◆ **The problem**:
Word for word, give the material below again, minus any images.

◆ **Collected data**:
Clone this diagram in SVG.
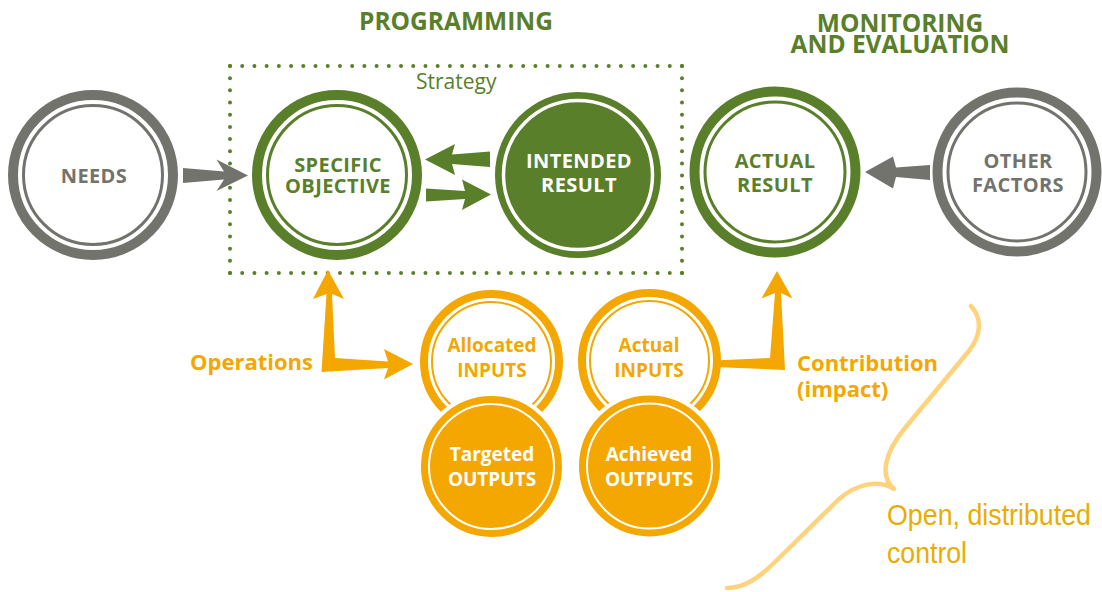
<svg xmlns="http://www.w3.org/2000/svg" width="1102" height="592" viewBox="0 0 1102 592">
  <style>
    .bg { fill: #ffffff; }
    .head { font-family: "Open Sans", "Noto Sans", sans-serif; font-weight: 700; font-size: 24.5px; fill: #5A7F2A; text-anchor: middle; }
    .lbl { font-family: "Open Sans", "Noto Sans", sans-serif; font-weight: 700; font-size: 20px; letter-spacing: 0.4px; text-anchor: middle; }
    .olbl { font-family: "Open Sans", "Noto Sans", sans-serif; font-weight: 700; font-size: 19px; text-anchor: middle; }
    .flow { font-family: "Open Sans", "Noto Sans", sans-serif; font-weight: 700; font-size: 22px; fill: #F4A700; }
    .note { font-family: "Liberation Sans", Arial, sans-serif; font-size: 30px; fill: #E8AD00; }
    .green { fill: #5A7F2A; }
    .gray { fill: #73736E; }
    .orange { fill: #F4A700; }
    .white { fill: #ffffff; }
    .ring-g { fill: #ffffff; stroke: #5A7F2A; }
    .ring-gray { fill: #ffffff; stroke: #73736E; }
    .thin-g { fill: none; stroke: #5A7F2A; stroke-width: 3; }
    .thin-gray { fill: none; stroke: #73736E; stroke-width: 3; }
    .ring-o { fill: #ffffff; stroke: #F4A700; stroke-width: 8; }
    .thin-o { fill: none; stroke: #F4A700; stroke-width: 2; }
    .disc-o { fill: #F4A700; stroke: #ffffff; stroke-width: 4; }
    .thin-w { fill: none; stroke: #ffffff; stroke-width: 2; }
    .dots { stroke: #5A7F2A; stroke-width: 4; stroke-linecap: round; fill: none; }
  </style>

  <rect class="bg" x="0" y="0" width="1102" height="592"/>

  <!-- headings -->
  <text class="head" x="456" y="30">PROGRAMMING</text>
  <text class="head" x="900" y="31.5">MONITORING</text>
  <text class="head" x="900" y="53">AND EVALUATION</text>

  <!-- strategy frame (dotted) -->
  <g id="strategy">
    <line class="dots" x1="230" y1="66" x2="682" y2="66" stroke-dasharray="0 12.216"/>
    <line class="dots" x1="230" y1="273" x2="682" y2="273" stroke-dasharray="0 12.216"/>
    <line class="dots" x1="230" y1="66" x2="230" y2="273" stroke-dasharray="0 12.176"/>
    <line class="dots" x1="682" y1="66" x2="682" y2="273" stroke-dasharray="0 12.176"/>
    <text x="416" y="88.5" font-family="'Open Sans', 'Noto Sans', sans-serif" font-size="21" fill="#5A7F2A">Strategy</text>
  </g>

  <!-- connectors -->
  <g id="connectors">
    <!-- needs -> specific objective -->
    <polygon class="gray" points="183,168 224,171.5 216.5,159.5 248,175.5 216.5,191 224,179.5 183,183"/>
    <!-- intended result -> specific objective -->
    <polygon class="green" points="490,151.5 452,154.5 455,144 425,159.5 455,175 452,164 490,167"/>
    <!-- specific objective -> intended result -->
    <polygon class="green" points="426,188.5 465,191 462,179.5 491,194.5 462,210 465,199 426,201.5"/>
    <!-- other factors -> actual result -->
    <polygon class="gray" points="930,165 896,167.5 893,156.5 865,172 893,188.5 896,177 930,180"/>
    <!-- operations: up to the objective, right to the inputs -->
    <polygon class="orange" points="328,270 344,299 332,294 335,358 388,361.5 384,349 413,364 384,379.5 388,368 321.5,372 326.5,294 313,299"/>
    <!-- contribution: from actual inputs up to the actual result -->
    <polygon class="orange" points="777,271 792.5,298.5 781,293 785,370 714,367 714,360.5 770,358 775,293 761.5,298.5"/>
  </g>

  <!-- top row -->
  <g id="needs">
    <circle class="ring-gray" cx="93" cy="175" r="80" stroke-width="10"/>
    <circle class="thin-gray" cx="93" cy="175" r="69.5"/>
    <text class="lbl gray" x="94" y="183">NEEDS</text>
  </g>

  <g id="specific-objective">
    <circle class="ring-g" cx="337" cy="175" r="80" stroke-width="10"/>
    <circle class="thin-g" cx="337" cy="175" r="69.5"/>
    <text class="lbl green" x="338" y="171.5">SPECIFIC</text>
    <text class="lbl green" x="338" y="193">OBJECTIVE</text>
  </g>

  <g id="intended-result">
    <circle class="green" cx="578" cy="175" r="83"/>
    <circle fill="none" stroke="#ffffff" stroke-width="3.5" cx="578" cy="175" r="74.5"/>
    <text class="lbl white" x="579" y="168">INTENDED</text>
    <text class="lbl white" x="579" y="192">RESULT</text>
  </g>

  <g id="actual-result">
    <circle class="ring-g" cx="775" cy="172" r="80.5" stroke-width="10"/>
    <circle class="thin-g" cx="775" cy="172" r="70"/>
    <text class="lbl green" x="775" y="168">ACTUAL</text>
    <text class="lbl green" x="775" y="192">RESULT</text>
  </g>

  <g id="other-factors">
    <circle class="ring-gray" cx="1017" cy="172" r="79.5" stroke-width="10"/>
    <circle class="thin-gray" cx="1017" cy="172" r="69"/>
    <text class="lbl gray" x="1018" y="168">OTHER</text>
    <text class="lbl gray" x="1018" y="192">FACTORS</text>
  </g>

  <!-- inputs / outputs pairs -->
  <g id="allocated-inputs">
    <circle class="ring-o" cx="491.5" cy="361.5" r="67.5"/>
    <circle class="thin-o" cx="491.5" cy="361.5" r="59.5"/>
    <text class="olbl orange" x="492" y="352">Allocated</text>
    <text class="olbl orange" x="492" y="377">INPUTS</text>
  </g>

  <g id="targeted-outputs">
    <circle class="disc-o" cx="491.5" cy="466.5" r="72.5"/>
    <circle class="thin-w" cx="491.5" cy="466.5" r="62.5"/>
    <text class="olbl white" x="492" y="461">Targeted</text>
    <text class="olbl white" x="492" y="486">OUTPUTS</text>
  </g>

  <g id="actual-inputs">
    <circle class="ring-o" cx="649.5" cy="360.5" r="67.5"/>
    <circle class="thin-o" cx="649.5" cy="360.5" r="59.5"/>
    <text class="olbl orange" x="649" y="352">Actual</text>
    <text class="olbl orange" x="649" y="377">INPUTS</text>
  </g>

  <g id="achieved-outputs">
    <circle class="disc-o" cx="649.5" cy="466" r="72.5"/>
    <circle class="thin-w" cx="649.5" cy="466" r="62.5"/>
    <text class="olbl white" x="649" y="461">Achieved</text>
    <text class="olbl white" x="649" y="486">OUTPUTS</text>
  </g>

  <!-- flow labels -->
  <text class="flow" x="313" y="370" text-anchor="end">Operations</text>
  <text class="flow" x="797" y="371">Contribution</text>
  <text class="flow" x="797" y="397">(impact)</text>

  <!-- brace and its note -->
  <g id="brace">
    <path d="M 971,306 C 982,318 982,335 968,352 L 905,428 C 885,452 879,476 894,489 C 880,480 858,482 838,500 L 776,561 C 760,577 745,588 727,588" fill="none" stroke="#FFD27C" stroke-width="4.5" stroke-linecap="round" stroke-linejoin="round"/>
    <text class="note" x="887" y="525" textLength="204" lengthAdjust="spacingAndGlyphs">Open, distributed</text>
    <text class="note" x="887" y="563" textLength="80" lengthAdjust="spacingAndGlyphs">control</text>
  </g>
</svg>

◆ **Complete output**:
Clone this diagram in SVG.
<svg xmlns="http://www.w3.org/2000/svg" width="1102" height="592" viewBox="0 0 1102 592">
  <style>
    .bg { fill: #ffffff; }
    .head { font-family: "Open Sans", "Noto Sans", sans-serif; font-weight: 700; font-size: 24.5px; fill: #5A7F2A; text-anchor: middle; }
    .lbl { font-family: "Open Sans", "Noto Sans", sans-serif; font-weight: 700; font-size: 20px; letter-spacing: 0.4px; text-anchor: middle; }
    .olbl { font-family: "Open Sans", "Noto Sans", sans-serif; font-weight: 700; font-size: 19px; text-anchor: middle; }
    .flow { font-family: "Open Sans", "Noto Sans", sans-serif; font-weight: 700; font-size: 22px; fill: #F4A700; }
    .note { font-family: "Liberation Sans", Arial, sans-serif; font-size: 30px; fill: #E8AD00; }
    .green { fill: #5A7F2A; }
    .gray { fill: #73736E; }
    .orange { fill: #F4A700; }
    .white { fill: #ffffff; }
    .ring-g { fill: #ffffff; stroke: #5A7F2A; }
    .ring-gray { fill: #ffffff; stroke: #73736E; }
    .thin-g { fill: none; stroke: #5A7F2A; stroke-width: 3; }
    .thin-gray { fill: none; stroke: #73736E; stroke-width: 3; }
    .ring-o { fill: #ffffff; stroke: #F4A700; stroke-width: 8; }
    .thin-o { fill: none; stroke: #F4A700; stroke-width: 2; }
    .disc-o { fill: #F4A700; stroke: #ffffff; stroke-width: 4; }
    .thin-w { fill: none; stroke: #ffffff; stroke-width: 2; }
    .dots { stroke: #5A7F2A; stroke-width: 4; stroke-linecap: round; fill: none; }
  </style>

  <rect class="bg" x="0" y="0" width="1102" height="592"/>

  <!-- headings -->
  <text class="head" x="456" y="30">PROGRAMMING</text>
  <text class="head" x="900" y="31.5">MONITORING</text>
  <text class="head" x="900" y="53">AND EVALUATION</text>

  <!-- strategy frame (dotted) -->
  <g id="strategy">
    <line class="dots" x1="230" y1="66" x2="682" y2="66" stroke-dasharray="0 12.216"/>
    <line class="dots" x1="230" y1="273" x2="682" y2="273" stroke-dasharray="0 12.216"/>
    <line class="dots" x1="230" y1="66" x2="230" y2="273" stroke-dasharray="0 12.176"/>
    <line class="dots" x1="682" y1="66" x2="682" y2="273" stroke-dasharray="0 12.176"/>
    <text x="416" y="88.5" font-family="'Open Sans', 'Noto Sans', sans-serif" font-size="21" fill="#5A7F2A">Strategy</text>
  </g>

  <!-- connectors -->
  <g id="connectors">
    <!-- needs -> specific objective -->
    <polygon class="gray" points="183,168 224,171.5 216.5,159.5 248,175.5 216.5,191 224,179.5 183,183"/>
    <!-- intended result -> specific objective -->
    <polygon class="green" points="490,151.5 452,154.5 455,144 425,159.5 455,175 452,164 490,167"/>
    <!-- specific objective -> intended result -->
    <polygon class="green" points="426,188.5 465,191 462,179.5 491,194.5 462,210 465,199 426,201.5"/>
    <!-- other factors -> actual result -->
    <polygon class="gray" points="930,165 896,167.5 893,156.5 865,172 893,188.5 896,177 930,180"/>
    <!-- operations: up to the objective, right to the inputs -->
    <polygon class="orange" points="328,270 344,299 332,294 335,358 388,361.5 384,349 413,364 384,379.5 388,368 321.5,372 326.5,294 313,299"/>
    <!-- contribution: from actual inputs up to the actual result -->
    <polygon class="orange" points="777,271 792.5,298.5 781,293 785,370 714,367 714,360.5 770,358 775,293 761.5,298.5"/>
  </g>

  <!-- top row -->
  <g id="needs">
    <circle class="ring-gray" cx="93" cy="175" r="80" stroke-width="10"/>
    <circle class="thin-gray" cx="93" cy="175" r="69.5"/>
    <text class="lbl gray" x="94" y="183">NEEDS</text>
  </g>

  <g id="specific-objective">
    <circle class="ring-g" cx="337" cy="175" r="80" stroke-width="10"/>
    <circle class="thin-g" cx="337" cy="175" r="69.5"/>
    <text class="lbl green" x="338" y="171.5">SPECIFIC</text>
    <text class="lbl green" x="338" y="193">OBJECTIVE</text>
  </g>

  <g id="intended-result">
    <circle class="green" cx="578" cy="175" r="83"/>
    <circle fill="none" stroke="#ffffff" stroke-width="3.5" cx="578" cy="175" r="74.5"/>
    <text class="lbl white" x="579" y="168">INTENDED</text>
    <text class="lbl white" x="579" y="192">RESULT</text>
  </g>

  <g id="actual-result">
    <circle class="ring-g" cx="775" cy="172" r="80.5" stroke-width="10"/>
    <circle class="thin-g" cx="775" cy="172" r="70"/>
    <text class="lbl green" x="775" y="168">ACTUAL</text>
    <text class="lbl green" x="775" y="192">RESULT</text>
  </g>

  <g id="other-factors">
    <circle class="ring-gray" cx="1017" cy="172" r="79.5" stroke-width="10"/>
    <circle class="thin-gray" cx="1017" cy="172" r="69"/>
    <text class="lbl gray" x="1018" y="168">OTHER</text>
    <text class="lbl gray" x="1018" y="192">FACTORS</text>
  </g>

  <!-- inputs / outputs pairs -->
  <g id="allocated-inputs">
    <circle class="ring-o" cx="491.5" cy="361.5" r="67.5"/>
    <circle class="thin-o" cx="491.5" cy="361.5" r="59.5"/>
    <text class="olbl orange" x="492" y="352">Allocated</text>
    <text class="olbl orange" x="492" y="377">INPUTS</text>
  </g>

  <g id="targeted-outputs">
    <circle class="disc-o" cx="491.5" cy="466.5" r="72.5"/>
    <circle class="thin-w" cx="491.5" cy="466.5" r="62.5"/>
    <text class="olbl white" x="492" y="461">Targeted</text>
    <text class="olbl white" x="492" y="486">OUTPUTS</text>
  </g>

  <g id="actual-inputs">
    <circle class="ring-o" cx="649.5" cy="360.5" r="67.5"/>
    <circle class="thin-o" cx="649.5" cy="360.5" r="59.5"/>
    <text class="olbl orange" x="649" y="352">Actual</text>
    <text class="olbl orange" x="649" y="377">INPUTS</text>
  </g>

  <g id="achieved-outputs">
    <circle class="disc-o" cx="649.5" cy="466" r="72.5"/>
    <circle class="thin-w" cx="649.5" cy="466" r="62.5"/>
    <text class="olbl white" x="649" y="461">Achieved</text>
    <text class="olbl white" x="649" y="486">OUTPUTS</text>
  </g>

  <!-- flow labels -->
  <text class="flow" x="313" y="370" text-anchor="end">Operations</text>
  <text class="flow" x="797" y="371">Contribution</text>
  <text class="flow" x="797" y="397">(impact)</text>

  <!-- brace and its note -->
  <g id="brace">
    <path d="M 971,306 C 982,318 982,335 968,352 L 905,428 C 885,452 879,476 894,489 C 880,480 858,482 838,500 L 776,561 C 760,577 745,588 727,588" fill="none" stroke="#FFD27C" stroke-width="4.5" stroke-linecap="round" stroke-linejoin="round"/>
    <text class="note" x="887" y="525" textLength="204" lengthAdjust="spacingAndGlyphs">Open, distributed</text>
    <text class="note" x="887" y="563" textLength="80" lengthAdjust="spacingAndGlyphs">control</text>
  </g>
</svg>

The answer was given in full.